Write the data out again exactly, dropping any images it holds.

▶ **Supplied material**:

-- Begin --

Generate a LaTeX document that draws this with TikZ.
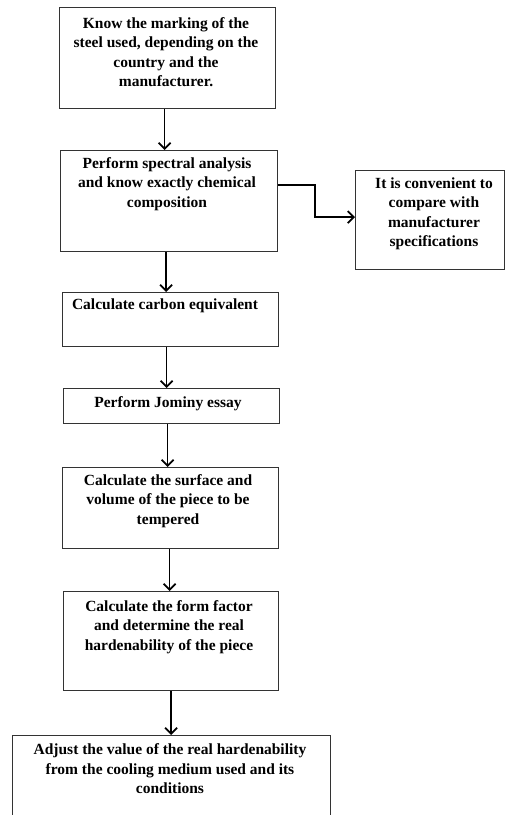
\documentclass[tikz,border=0pt]{standalone}
\usepackage{fontspec}
\setmainfont{Liberation Serif}
\usetikzlibrary{arrows.meta}
\tikzset{
  box/.style={draw=black!80, line width=1.1pt, minimum width=#1, inner sep=0pt, anchor=north west},
  txt/.style={inner sep=0pt, align=center, font=\bfseries\fontsize{15.5}{19.5}\selectfont},
  arr/.style={line width=1.8pt, -{Straight Barb[length=6pt,width=12pt,line width=1.8pt]}}
}
\begin{document}
\begin{tikzpicture}[x=1pt,y=1pt]
\useasboundingbox (0,0) rectangle (506,-815);
% boxes (top-left corner, width, height)
\node[box=216pt, minimum height=101pt] (b1) at (59,-7) {};
\node[box=217pt, minimum height=101pt] (b2) at (60,-150) {};
\node[box=149pt, minimum height=99pt] (side) at (355,-170) {};
\node[box=216pt, minimum height=54pt] (b3) at (62,-292) {};
\node[box=216pt, minimum height=35pt] (b4) at (63,-388) {};
\node[box=216pt, minimum height=81pt] (b5) at (62,-467) {};
\node[box=215pt, minimum height=99pt] (b6) at (63,-591) {};
\node[box=318pt, minimum height=100pt] (b7) at (12,-735) {};
% texts
\node[txt] (t1) at (166,-52) {Know the marking of the\\steel used, depending on the\\country and the\\manufacturer.};
\node[txt] (t2) at (167,-184) {Perform spectral analysis\\and know exactly chemical\\composition};
\node[txt] (ts) at (434,-214) {It is convenient to\\compare with\\manufacturer\\specifications};
\node[txt] (t3) at (165,-306) {Calculate carbon equivalent};
\node[txt] (t4) at (168,-404) {Perform Jominy essay};
\node[txt] (t5) at (168,-501) {Calculate the surface and\\volume of the piece to be\\tempered};
\node[txt] (t6) at (169,-627) {Calculate the form factor\\and determine the real\\hardenability of the piece};
\node[txt] (t7) at (170,-769) {Adjust the value of the real hardenability\\from the cooling medium used and its\\conditions};
% connectors
\coordinate (k) at (315,-185);
\draw[arr] ([xshift=-3pt]b1.south) -- ([xshift=-3pt]b1.south |- b2.north);
\draw[arr] ([xshift=-3pt]b2.south) -- ([xshift=-3pt]b2.south |- b3.north);
\draw[arr] ([xshift=-4pt]b3.south) -- ([xshift=-4pt]b3.south |- b4.north);
\draw[arr] ([xshift=-4pt]b4.south) -- ([xshift=-4pt]b4.south |- b5.north);
\draw[arr] ([xshift=-1pt]b5.south) -- ([xshift=-1pt]b5.south |- b6.north);
\draw[arr] ([xshift=0pt]b6.south) -- ([xshift=0pt]b6.south |- b7.north);
\draw[arr] (b2.east |- k) -- (k) |- ([yshift=3pt]side.west);
\end{tikzpicture}
\end{document}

-- End --

▶ **Solution for this task**:
Generate a LaTeX document that draws this with TikZ.
\documentclass[tikz,border=0pt]{standalone}
\usepackage{fontspec}
\setmainfont{Liberation Serif}
\usetikzlibrary{arrows.meta}
\tikzset{
  box/.style={draw=black!80, line width=1.1pt, minimum width=#1, inner sep=0pt, anchor=north west},
  txt/.style={inner sep=0pt, align=center, font=\bfseries\fontsize{15.5}{19.5}\selectfont},
  arr/.style={line width=1.8pt, -{Straight Barb[length=6pt,width=12pt,line width=1.8pt]}}
}
\begin{document}
\begin{tikzpicture}[x=1pt,y=1pt]
\useasboundingbox (0,0) rectangle (506,-815);
% boxes (top-left corner, width, height)
\node[box=216pt, minimum height=101pt] (b1) at (59,-7) {};
\node[box=217pt, minimum height=101pt] (b2) at (60,-150) {};
\node[box=149pt, minimum height=99pt] (side) at (355,-170) {};
\node[box=216pt, minimum height=54pt] (b3) at (62,-292) {};
\node[box=216pt, minimum height=35pt] (b4) at (63,-388) {};
\node[box=216pt, minimum height=81pt] (b5) at (62,-467) {};
\node[box=215pt, minimum height=99pt] (b6) at (63,-591) {};
\node[box=318pt, minimum height=100pt] (b7) at (12,-735) {};
% texts
\node[txt] (t1) at (166,-52) {Know the marking of the\\steel used, depending on the\\country and the\\manufacturer.};
\node[txt] (t2) at (167,-184) {Perform spectral analysis\\and know exactly chemical\\composition};
\node[txt] (ts) at (434,-214) {It is convenient to\\compare with\\manufacturer\\specifications};
\node[txt] (t3) at (165,-306) {Calculate carbon equivalent};
\node[txt] (t4) at (168,-404) {Perform Jominy essay};
\node[txt] (t5) at (168,-501) {Calculate the surface and\\volume of the piece to be\\tempered};
\node[txt] (t6) at (169,-627) {Calculate the form factor\\and determine the real\\hardenability of the piece};
\node[txt] (t7) at (170,-769) {Adjust the value of the real hardenability\\from the cooling medium used and its\\conditions};
% connectors
\coordinate (k) at (315,-185);
\draw[arr] ([xshift=-3pt]b1.south) -- ([xshift=-3pt]b1.south |- b2.north);
\draw[arr] ([xshift=-3pt]b2.south) -- ([xshift=-3pt]b2.south |- b3.north);
\draw[arr] ([xshift=-4pt]b3.south) -- ([xshift=-4pt]b3.south |- b4.north);
\draw[arr] ([xshift=-4pt]b4.south) -- ([xshift=-4pt]b4.south |- b5.north);
\draw[arr] ([xshift=-1pt]b5.south) -- ([xshift=-1pt]b5.south |- b6.north);
\draw[arr] ([xshift=0pt]b6.south) -- ([xshift=0pt]b6.south |- b7.north);
\draw[arr] (b2.east |- k) -- (k) |- ([yshift=3pt]side.west);
\end{tikzpicture}
\end{document}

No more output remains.